The Stuttgart Center for Electron Microscopy (StEM) represents a central scientific facility of the Max Planck Institute for Solid State Research, having a critical mass and outstanding expertise in the wide range of techniques available for materials characterisation using electrons. The StEM pre-dominantly serves all institutional departments to provide researchers with ultrahigh resolution electron microscopy instrumentation at the forefront of technology, so that challenging characterisation problems in materials can be solved at unprecedented spatial and energy resolution and to create a research venue, where researchers from various disciplines are able to interact and develop collaborations.
The comprehensive suite of electron microscopy tools built up by StEM is unique by world standards, and currently encompasses six transmission electron microscopes (TEM), including two state-of-the-art aberration-corrected TEMs for advanced analytical high-resolution investigations.
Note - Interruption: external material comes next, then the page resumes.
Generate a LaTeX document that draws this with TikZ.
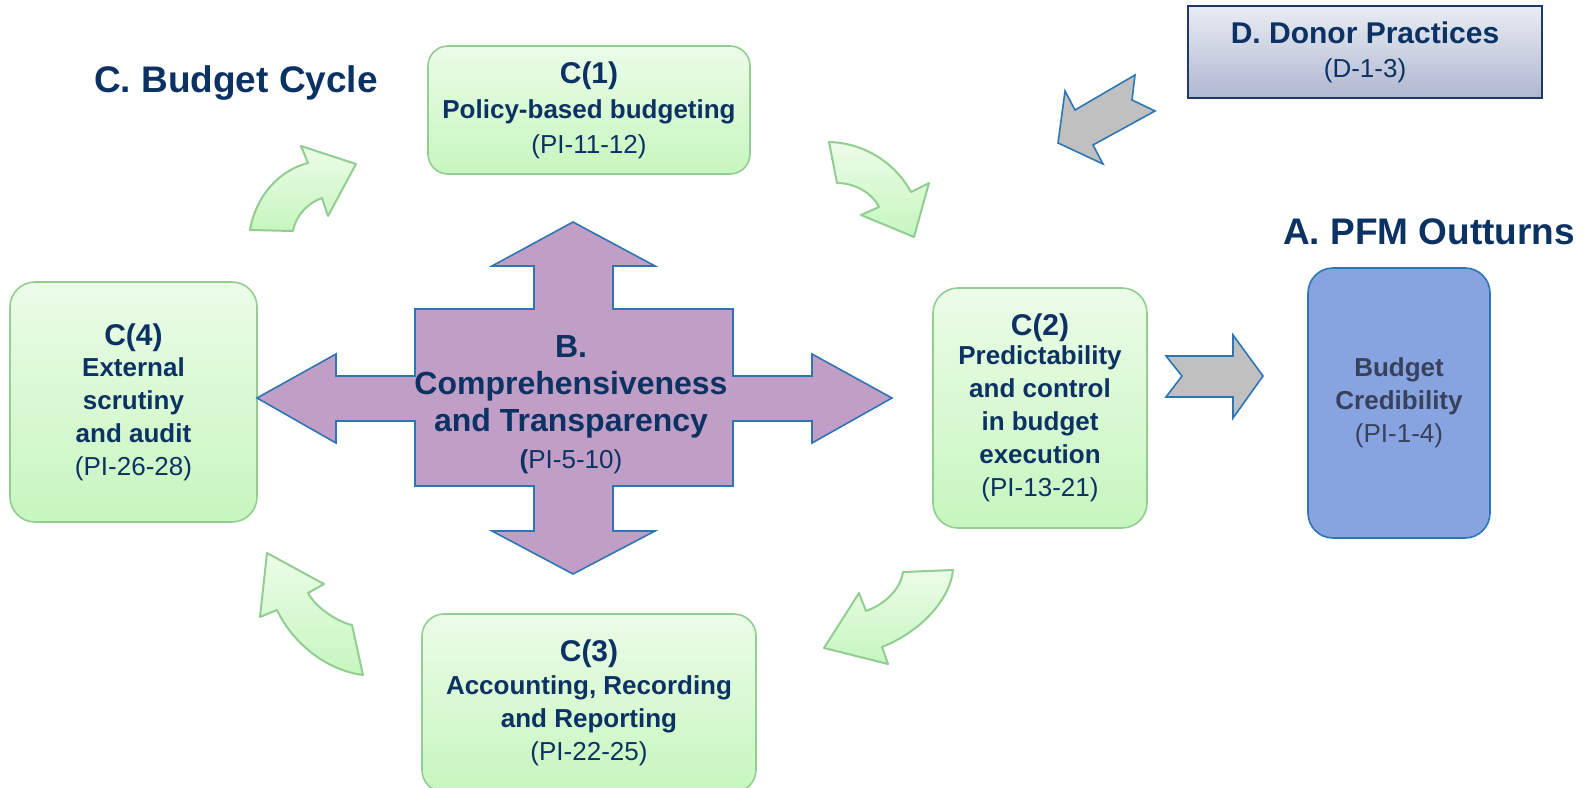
\documentclass[tikz,border=0pt]{standalone}
\usepackage{fontspec}
\setmainfont{Liberation Sans}
\usetikzlibrary{positioning}

\definecolor{navy}{RGB}{12,50,100}
\definecolor{cycletop}{RGB}{236,252,232}
\definecolor{cyclebot}{RGB}{198,246,190}
\definecolor{cycleline}{RGB}{146,205,146}
\definecolor{crossfill}{RGB}{193,158,197}
\definecolor{shapeline}{RGB}{46,117,182}
\definecolor{arrowgray}{RGB}{192,192,192}
\definecolor{outfill}{RGB}{135,163,224}
\definecolor{outtext}{RGB}{55,65,92}
\definecolor{donortop}{RGB}{233,236,244}
\definecolor{donorbot}{RGB}{176,184,208}
\definecolor{donorline}{RGB}{31,56,100}

\newcommand{\headsize}{\fontsize{15}{16.5}\selectfont}
\newcommand{\bodysize}{\fontsize{13}{16.5}\selectfont}

\begin{document}
\begin{tikzpicture}[
    x=0.5pt, y=-0.5pt,
    cyclebox/.style={draw=cycleline, line width=0.8pt, top color=cycletop, bottom color=cyclebot,
      inner sep=0pt, align=center, text=navy, font=\bfseries\bodysize},
    outbox/.style={draw=shapeline, line width=0.8pt, fill=outfill, rounded corners=12.5pt,
      inner sep=0pt, align=center, text=outtext, font=\bfseries\bodysize},
    donorbox/.style={draw=donorline, line width=1pt, top color=donortop, bottom color=donorbot,
      inner sep=0pt, align=center, text=navy},
    heading/.style={text=navy, font=\bfseries\fontsize{18.5}{20}\selectfont},
    bendarrow/.style={draw=cycleline, line width=1pt, line join=round, top color=cycletop, bottom color=cyclebot},
    grayarrow/.style={draw=shapeline, line width=0.8pt, fill=arrowgray},
    crossarrow/.style={draw=shapeline, line width=0.8pt, fill=crossfill}
  ]
    \useasboundingbox (0,0) rectangle (1589,787);

    % budget cycle boxes
    \node[cyclebox, rounded corners=10pt, minimum width=161pt, minimum height=64pt,
      font=\bfseries\fontsize{13}{17.5}\selectfont] (c1) at (589,110)
      {{\headsize C(1)}\\Policy-based budgeting\\\mdseries(PI-11-12)};
    \node[cyclebox, rounded corners=12.5pt, minimum width=107pt, minimum height=120pt] (c2) at (1040,408)
      {{\headsize C(2)}\\[-2pt]Predictability\\and control\\in budget\\execution\\\mdseries(PI-13-21)};
    \node[cyclebox, rounded corners=11pt, minimum width=167pt, minimum height=89pt] (c3) at (589,703)
      {{\headsize C(3)}\\Accounting, Recording\\and Reporting\\\mdseries(PI-22-25)};
    \node[cyclebox, rounded corners=12.5pt, minimum width=123.5pt, minimum height=120pt] (c4) at (133.5,402)
      {{\headsize C(4)}\\[-1pt]External\\scrutiny\\and audit\\\mdseries(PI-26-28)};

    % outturns and donor boxes
    \node[outbox, minimum width=91pt, minimum height=135pt] (credib) at (1399,403)
      {Budget\\Credibility\\\mdseries(PI-1-4)};
    \node[donorbox, minimum width=177pt, minimum height=46pt] (donor) at (1365,52)
      {\bfseries\headsize D. Donor Practices\\[5pt]\mdseries\fontsize{13}{14}\selectfont(D-1-3)};

    % headings
    \node[heading] (cycle) at (236,83) {C. Budget Cycle};
    \node[heading] (outturns) at (1429,232) {A. PFM Outturns};

    % comprehensiveness cross
    \draw[crossarrow] (573,222) -- (655,266) -- (613,266) -- (613,309) -- (733,309) -- (733,376)
      -- (812,376) -- (812,354) -- (892,398) -- (812,443) -- (812,421) -- (733,421) -- (733,486)
      -- (613,486) -- (613,531) -- (655,531) -- (573,574) -- (492,531) -- (534,531) -- (534,486)
      -- (415,486) -- (415,421) -- (336,421) -- (336,443) -- (257,398) -- (336,354) -- (336,376)
      -- (415,376) -- (415,309) -- (534,309) -- (534,266) -- (492,266) -- cycle;
    \node[align=center, text=navy, font=\bfseries\fontsize{16}{18.5}\selectfont] (transp) at (571,405)
      {B.\\Comprehensiveness\\and Transparency\\{\mdseries\fontsize{13}{18.5}\selectfont{\bfseries(}PI-5-10)}};

    % curved cycle arrows
    \draw[bendarrow] (250,230) -- (293,231) .. controls (296,215) and (308,203) .. (322,198)
      -- (328,216) -- (356,164) -- (301,146) -- (308,163) .. controls (280,170) and (256,195) .. cycle;
    \draw[bendarrow] (829,142) -- (837,183) .. controls (855,183) and (872,193) .. (879,207)
      -- (861,215) -- (914,237) -- (929,183) -- (911,192) .. controls (895,163) and (865,143) .. cycle;
    \draw[bendarrow] (903,572) -- (953,570) .. controls (950,600) and (920,632) .. (882,647)
      -- (888,664) -- (824,648) -- (859,593) -- (866,611) .. controls (885,604) and (900,590) .. cycle;
    \draw[bendarrow] (363,675) -- (352,625) .. controls (338,622) and (316,608) .. (308,593)
      -- (324,584) -- (267,553) -- (260,617) -- (277,610) .. controls (292,642) and (325,670) .. cycle;

    % notched gray arrows
    \draw[grayarrow] (1058,143) -- (1065,91) -- (1075,110) -- (1135,75) -- (1132,100) -- (1155,111)
      -- (1093,145) -- (1103,164) -- cycle;
    \draw[grayarrow] (1166,356) -- (1233,356) -- (1233,335) -- (1263,376) -- (1233,418) -- (1233,397)
      -- (1166,397) -- (1182,376) -- cycle;
\end{tikzpicture}
\end{document}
The StEM also operates a scanning electron microscope, an electron microprobe, and a focused ion beam system as well as advanced sample preparation facilities to expertly prepare a very wide variety of materials.
The StEM’s investigators, consisting of senior and postdoctoral scientists, PhD students, technicians and engineers, include experimentalists and theorists, physicists and chemists, with individual expertise in many different materials areas, e.g. complex functional oxide hetero-structures with special focus on their interfaces, strained semiconductors, semiconducting and metallic nanostructured thin films, nanoparticles and molecules, composites and bio-hybrid materials including their mechanical properties. These staff scientists and engineers sustain outstanding expertise in advanced electron microscopy techniques and in the development of advanced methods in quantitative image analysis and spectroscopy on the atomic scale, in electron ptychography, holography and tomography, and in in-situ TEM.
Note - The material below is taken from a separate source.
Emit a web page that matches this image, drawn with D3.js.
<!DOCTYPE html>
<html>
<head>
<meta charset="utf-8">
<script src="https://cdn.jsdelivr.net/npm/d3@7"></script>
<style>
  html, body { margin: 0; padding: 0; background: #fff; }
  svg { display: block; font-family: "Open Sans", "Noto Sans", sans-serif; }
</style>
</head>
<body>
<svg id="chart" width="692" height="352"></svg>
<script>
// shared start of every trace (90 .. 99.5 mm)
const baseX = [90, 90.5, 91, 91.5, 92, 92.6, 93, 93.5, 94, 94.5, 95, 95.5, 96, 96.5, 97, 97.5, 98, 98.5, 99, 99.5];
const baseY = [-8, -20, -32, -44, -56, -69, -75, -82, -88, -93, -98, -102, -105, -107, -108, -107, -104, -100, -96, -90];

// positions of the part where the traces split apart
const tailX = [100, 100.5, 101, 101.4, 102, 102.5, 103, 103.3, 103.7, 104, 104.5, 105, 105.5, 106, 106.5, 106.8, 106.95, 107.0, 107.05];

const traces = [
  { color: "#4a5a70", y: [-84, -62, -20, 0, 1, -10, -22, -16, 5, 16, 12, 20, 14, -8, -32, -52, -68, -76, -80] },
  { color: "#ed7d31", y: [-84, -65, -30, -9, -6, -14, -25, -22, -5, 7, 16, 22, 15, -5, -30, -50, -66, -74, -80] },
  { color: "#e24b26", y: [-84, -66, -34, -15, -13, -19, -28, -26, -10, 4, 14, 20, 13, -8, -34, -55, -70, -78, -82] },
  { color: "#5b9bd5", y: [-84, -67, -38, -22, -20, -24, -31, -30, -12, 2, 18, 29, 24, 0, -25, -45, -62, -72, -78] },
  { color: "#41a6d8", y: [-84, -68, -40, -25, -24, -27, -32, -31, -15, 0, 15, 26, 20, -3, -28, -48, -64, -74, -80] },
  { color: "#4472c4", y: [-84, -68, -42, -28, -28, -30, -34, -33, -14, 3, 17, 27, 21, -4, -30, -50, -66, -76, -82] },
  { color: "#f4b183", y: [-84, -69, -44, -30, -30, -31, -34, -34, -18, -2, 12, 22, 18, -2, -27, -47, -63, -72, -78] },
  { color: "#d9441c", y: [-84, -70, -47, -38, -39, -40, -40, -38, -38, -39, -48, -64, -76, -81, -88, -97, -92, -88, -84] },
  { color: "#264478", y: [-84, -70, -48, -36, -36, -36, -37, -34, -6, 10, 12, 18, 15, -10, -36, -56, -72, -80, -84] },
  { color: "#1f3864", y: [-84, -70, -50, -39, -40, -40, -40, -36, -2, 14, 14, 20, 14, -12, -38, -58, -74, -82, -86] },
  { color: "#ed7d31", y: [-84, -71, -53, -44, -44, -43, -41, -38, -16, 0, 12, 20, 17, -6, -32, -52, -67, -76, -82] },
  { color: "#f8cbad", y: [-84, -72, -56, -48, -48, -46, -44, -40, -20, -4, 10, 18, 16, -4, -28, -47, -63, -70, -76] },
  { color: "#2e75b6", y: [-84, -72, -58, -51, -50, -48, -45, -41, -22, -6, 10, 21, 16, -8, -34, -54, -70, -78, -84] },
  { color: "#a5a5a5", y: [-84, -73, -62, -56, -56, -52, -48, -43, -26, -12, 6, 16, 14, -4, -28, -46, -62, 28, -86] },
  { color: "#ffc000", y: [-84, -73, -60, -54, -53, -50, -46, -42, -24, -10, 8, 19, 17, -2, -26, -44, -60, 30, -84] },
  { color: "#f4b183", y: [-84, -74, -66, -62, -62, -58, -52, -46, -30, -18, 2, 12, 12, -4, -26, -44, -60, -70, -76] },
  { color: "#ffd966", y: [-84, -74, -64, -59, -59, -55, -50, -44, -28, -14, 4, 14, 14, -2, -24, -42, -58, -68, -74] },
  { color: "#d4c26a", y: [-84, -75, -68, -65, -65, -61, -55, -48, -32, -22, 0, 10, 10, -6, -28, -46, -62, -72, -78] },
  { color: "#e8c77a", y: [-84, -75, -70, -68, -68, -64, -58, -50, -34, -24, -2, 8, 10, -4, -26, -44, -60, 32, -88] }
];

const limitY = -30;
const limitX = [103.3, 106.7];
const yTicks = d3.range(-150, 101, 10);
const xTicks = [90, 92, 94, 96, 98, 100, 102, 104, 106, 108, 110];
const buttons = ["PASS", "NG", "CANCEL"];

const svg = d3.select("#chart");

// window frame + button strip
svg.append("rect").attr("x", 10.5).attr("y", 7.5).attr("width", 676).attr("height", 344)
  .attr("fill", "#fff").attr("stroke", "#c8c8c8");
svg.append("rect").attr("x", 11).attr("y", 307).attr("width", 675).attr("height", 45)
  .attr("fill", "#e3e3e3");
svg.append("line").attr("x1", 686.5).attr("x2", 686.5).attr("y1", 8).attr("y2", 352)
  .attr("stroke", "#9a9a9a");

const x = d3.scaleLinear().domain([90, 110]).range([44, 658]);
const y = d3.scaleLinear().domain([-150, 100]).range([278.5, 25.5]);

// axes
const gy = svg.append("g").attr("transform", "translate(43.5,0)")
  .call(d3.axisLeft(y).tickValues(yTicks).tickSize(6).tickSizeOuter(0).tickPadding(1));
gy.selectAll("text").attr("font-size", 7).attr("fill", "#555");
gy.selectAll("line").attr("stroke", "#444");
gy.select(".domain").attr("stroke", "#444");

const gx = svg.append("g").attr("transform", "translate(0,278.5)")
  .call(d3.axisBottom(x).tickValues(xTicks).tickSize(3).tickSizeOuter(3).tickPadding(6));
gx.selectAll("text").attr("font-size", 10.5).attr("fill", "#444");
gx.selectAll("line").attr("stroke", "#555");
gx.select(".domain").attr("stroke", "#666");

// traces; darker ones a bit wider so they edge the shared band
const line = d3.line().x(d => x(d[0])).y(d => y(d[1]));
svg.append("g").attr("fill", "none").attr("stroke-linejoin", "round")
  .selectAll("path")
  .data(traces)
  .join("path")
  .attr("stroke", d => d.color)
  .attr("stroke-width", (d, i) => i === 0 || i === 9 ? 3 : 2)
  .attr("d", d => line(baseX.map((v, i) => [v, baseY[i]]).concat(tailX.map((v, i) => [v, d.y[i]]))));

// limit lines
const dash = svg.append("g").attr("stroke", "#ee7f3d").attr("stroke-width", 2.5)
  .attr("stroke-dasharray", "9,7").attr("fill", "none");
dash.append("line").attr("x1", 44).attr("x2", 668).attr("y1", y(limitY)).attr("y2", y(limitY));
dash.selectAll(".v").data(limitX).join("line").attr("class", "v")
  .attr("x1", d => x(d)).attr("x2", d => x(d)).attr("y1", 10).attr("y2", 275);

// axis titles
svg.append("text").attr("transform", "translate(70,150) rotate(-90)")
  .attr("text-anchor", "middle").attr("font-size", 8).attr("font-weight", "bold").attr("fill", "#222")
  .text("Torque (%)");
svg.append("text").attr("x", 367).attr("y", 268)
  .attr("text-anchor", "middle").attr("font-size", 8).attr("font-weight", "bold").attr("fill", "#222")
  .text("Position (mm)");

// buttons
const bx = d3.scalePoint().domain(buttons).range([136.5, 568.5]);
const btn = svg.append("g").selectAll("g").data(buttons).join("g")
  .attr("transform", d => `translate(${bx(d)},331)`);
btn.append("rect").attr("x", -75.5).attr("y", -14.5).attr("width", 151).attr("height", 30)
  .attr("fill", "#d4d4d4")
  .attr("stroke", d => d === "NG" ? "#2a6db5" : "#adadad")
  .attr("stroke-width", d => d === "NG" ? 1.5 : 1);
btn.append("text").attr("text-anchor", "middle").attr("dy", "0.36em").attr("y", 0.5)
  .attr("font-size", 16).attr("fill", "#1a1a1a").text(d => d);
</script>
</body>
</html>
Properties of functional and quantum materials, such as magnetic, ferroelectric, multiferroic, or strongly correlated materials, are determined by collective and coupled interactions, such as strong Coulomb interactions among the electrons, strong electron-lattice coupling, polarons, spin, charge and orbital ordering. These interactions give rise to extraordinary phenomena, such as high-temperature superconductivity, drastic changes in the resistance or tuneable orbital-, spin-, and charge-ordered states. Understanding, controlling, and manipulating these phenomena requires imaging of the local real space atomic, chemical and electronic structure at atomic resolution and with high spectroscopic resolution, which are primary research interests of the StEM. Thus, the StEM’s scientific mission is to support researchers in advancing their in-depth knowledge of the atomic and electronic structure, and of the microscopic perception of materials with respect to functionality and structure–property relationships at highest level.